LONDON: Oil prices fell below $78 a barrel on Friday as OPEC and Russia considered easing supply curbs to offset disruptions in Venezuela and an expected drop in Iranian exports.
Russian Energy Minister Alexander Novak has had talks with Saudi Energy Minister Khalid Al-Falih on an easing of the terms of the global oil supply pact that has been in place for 17 months, Novak said on Friday.
The energy ministers of Saudi Arabia, Russia and the United Arab Emirates are discussing an output increase of about 1 million barrels per day (bpd), sources told Reuters.
Speaking in St. Petersburg, Falih told Reuters that “all options are on the table” when asked about the targets on production cuts.
Brent crude futures were down 80 cents at $77.99 a barrel by 0914 GMT, having hit their highest since late 2014 at $80.50 this month.
US West Texas Intermediate (WTI) crude futures were at $70.18 a barrel, down 53 cents.
“The debate about a possible relaxation of the production restrictions should preclude any renewed price rise,” Commerzbank analysts said.
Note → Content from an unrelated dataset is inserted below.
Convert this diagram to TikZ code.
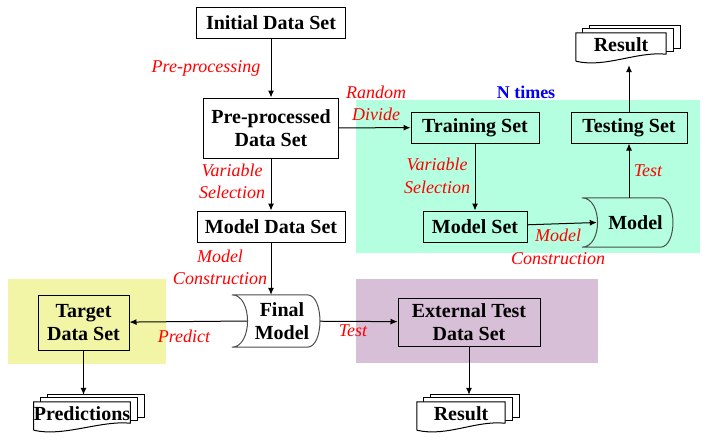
\documentclass[tikz,border=0pt]{standalone}
\usepackage{fontspec}
\setmainfont{Liberation Serif}
\usepackage{xcolor}
\definecolor{cmint}{RGB}{179,255,224}
\definecolor{cthistle}{RGB}{216,191,216}
\definecolor{clemon}{RGB}{241,245,165}
\usepackage{tikz}
\usetikzlibrary{arrows.meta, backgrounds}
\tikzset{
BoxFont/.style={
	font=\bfseries\fontsize{20}{23}\selectfont
},
Box/.style={
	draw, line width=1pt,
	BoxFont, align=center,
	inner sep=2pt
},
Stored/.style={
	inner sep=0pt
},
Doc/.style={
	BoxFont,
	inner xsep=0pt, inner ysep=5pt,
	text height=13pt, text depth=7pt
},
EdgeLabel/.style={
	font=\itshape\fontsize{18}{22.5}\selectfont,
	text=red, align=center,
	inner sep=0pt
},
Edge/.style={
	draw=black, line width=1pt,
	-{Latex[length=7pt,width=6pt]}
}
}
\newcommand{\storeddata}[1]{%
	\draw[line width=1pt, draw=black!70] (#1.north west) -- ([xshift=-13pt]#1.north east)
		.. controls ([xshift=4pt]#1.north east) and ([xshift=4pt]#1.south east) .. ([xshift=-13pt]#1.south east)
		-- (#1.south west)
		.. controls ([xshift=21pt]#1.south west) and ([xshift=21pt]#1.north west) .. (#1.north west);
}
\newcommand{\docstack}[1]{%
	\begin{scope}[on background layer]
		\foreach \dx/\dy/\dz in {14/7/15, 7/4/12}
			\draw[line width=1pt, fill=white] ([shift={(\dx pt,\dy pt)}]#1.north west) rectangle ([shift={(\dx pt,\dz pt)}]#1.south east);
		\draw[line width=1pt, fill=white] ([yshift=2pt]#1.south west) -- (#1.north west) -- (#1.north east) -- ([yshift=9pt]#1.south east)
			.. controls ([xshift=-30pt,yshift=12pt]#1.south east) and ([xshift=30pt,yshift=-5pt]#1.south west) .. ([yshift=2pt]#1.south west);
	\end{scope}
}

\begin{document}
\begin{tikzpicture}[x=1pt, y=-1pt]
	\useasboundingbox (0,0) rectangle (706,440);
	% shaded areas
	\fill[cmint] (356,100) rectangle (700,253);
	\fill[cthistle] (356,279) rectangle (598,363);
	\fill[clemon] (8,279) rectangle (166,364);

	\node[Box, minimum width=149pt, minimum height=31pt] (init) at (271,23) {Initial Data Set};
	\node[Box, minimum width=135pt, minimum height=60pt] (prep) at (271,128) {Pre-processed\\Data Set};
	\node[Box, minimum width=148pt, minimum height=31pt] (mds) at (271,226.5) {Model Data Set};
	\node[Box, minimum width=128pt, minimum height=31pt] (train) at (475,127.5) {Training Set};
	\node[Box, minimum width=116pt, minimum height=31pt] (test) at (629,127.5) {Testing Set};
	\node[Box, minimum width=104pt, minimum height=31pt] (mset) at (475,226.5) {Model Set};
	\node[Box, minimum width=91pt, minimum height=55pt] (target) at (83.5,322.5) {Target\\Data Set};
	\node[Box, minimum width=142pt, minimum height=48pt] (ext) at (469,322) {External Test\\Data Set};

	\node[Stored, minimum width=91pt, minimum height=49pt, label={[BoxFont, xshift=8pt, name=modeltxt]center:Model}] (model) at (627.5,222.5) {};
	\node[Stored, minimum width=88pt, minimum height=52pt, label={[BoxFont, align=center, xshift=6pt, name=finaltxt]center:Final\\Model}] (final) at (276,321) {};
	\storeddata{model}
	\storeddata{final}

	\node[Doc, minimum width=90pt, minimum height=30pt] (res1) at (621,48) {Result};
	\node[Doc, minimum width=95pt, minimum height=30pt] (preds) at (82,417) {Predictions};
	\node[Doc, minimum width=88pt, minimum height=30pt] (res2) at (461,417) {Result};
	\docstack{res1}
	\docstack{preds}
	\docstack{res2}

	\draw[Edge] (init) -- (prep);
	\draw[Edge] (prep) -- (train);
	\draw[Edge] (prep) -- (mds);
	\draw[Edge] (mds) -- (mds |- final.north);
	\draw[Edge] (train) -- (mset);
	\draw[Edge] (mset) -- ([xshift=15pt]model.west);
	\draw[Edge] (model.north -| test) -- (test);
	\draw[Edge, shorten >=2pt] (test) -- (test |- res1.south);
	\draw[Edge] ([xshift=15pt]final.west) -- (target);
	\draw[Edge] (final) -- (ext);
	\draw[Edge, shorten >=7pt] (target) -- (target |- preds.north);
	\draw[Edge, shorten >=7pt] (ext) -- (ext |- res2.north);

	\node[EdgeLabel] (lpre) at (206,68) {Pre-processing};
	\node[EdgeLabel] (ldiv) at (376,103.5) {Random\\Divide};
	\node[EdgeLabel] (lsel) at (232,181.5) {Variable\\Selection};
	\node[EdgeLabel] (lsel2) at (437,176) {Variable\\Selection};
	\node[EdgeLabel] (lcon) at (220,267.5) {Model\\Construction};
	\node[EdgeLabel] (lcon2) at (558,247) {Model\\Construction};
	\node[EdgeLabel] (ltest) at (648,171) {Test};
	\node[EdgeLabel] (lpredict) at (184,336) {Predict};
	\node[EdgeLabel] (ltest2) at (353,331) {Test};
	\node[font=\bfseries\fontsize{18}{22}\selectfont, text=blue] (ntimes) at (526,92) {N times};
\end{tikzpicture}
\end{document}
“The $80 mark is likely to pose an obstacle that is difficult to overcome because it would significantly raise the probability of a production increase.”
The Organization of the Petroleum Exporting Countries (OPEC) as well as a group of non-OPEC producers led by Russia started withholding output in 2017 to tighten the market and prop up prices.
Global crude supplies have tightened sharply over the past year because of the OPEC-led cuts, which were boosted by a dramatic drop in Venezuelan production.
The prospects of renewed sanctions on Iran after US President Donald Trump pulled out of an international nuclear deal with Tehran have also boosted prices in recent weeks.
As a result, compliance with the deal to reduce output by 1.8 million bpd by the end of 2018 has been at 152 percent, sources said.
Amrita Sen, chief oil analyst at consultancy Energy Aspects, said: “Addressing overcompliance was always likely to be on the agenda amid a tight market and low inventories, but the volume to bring back is still up for debate.”

HIGHER PRICES AT A COST
While Russia and OPEC benefit from higher oil prices, up almost 20 percent since the end of last year, their voluntary output cuts have opened the door to other producers to ramp up production and gain market share.
US crude oil production has risen by more than a quarter in the past two years, to 10.73 million bpd. Only Russia produces more, at about 11 million bpd.
Output from the likes of the United States, Canada and Brazil, which are not bound by the OPEC/Russian-led pact, is likely to rise further as crude prices rise.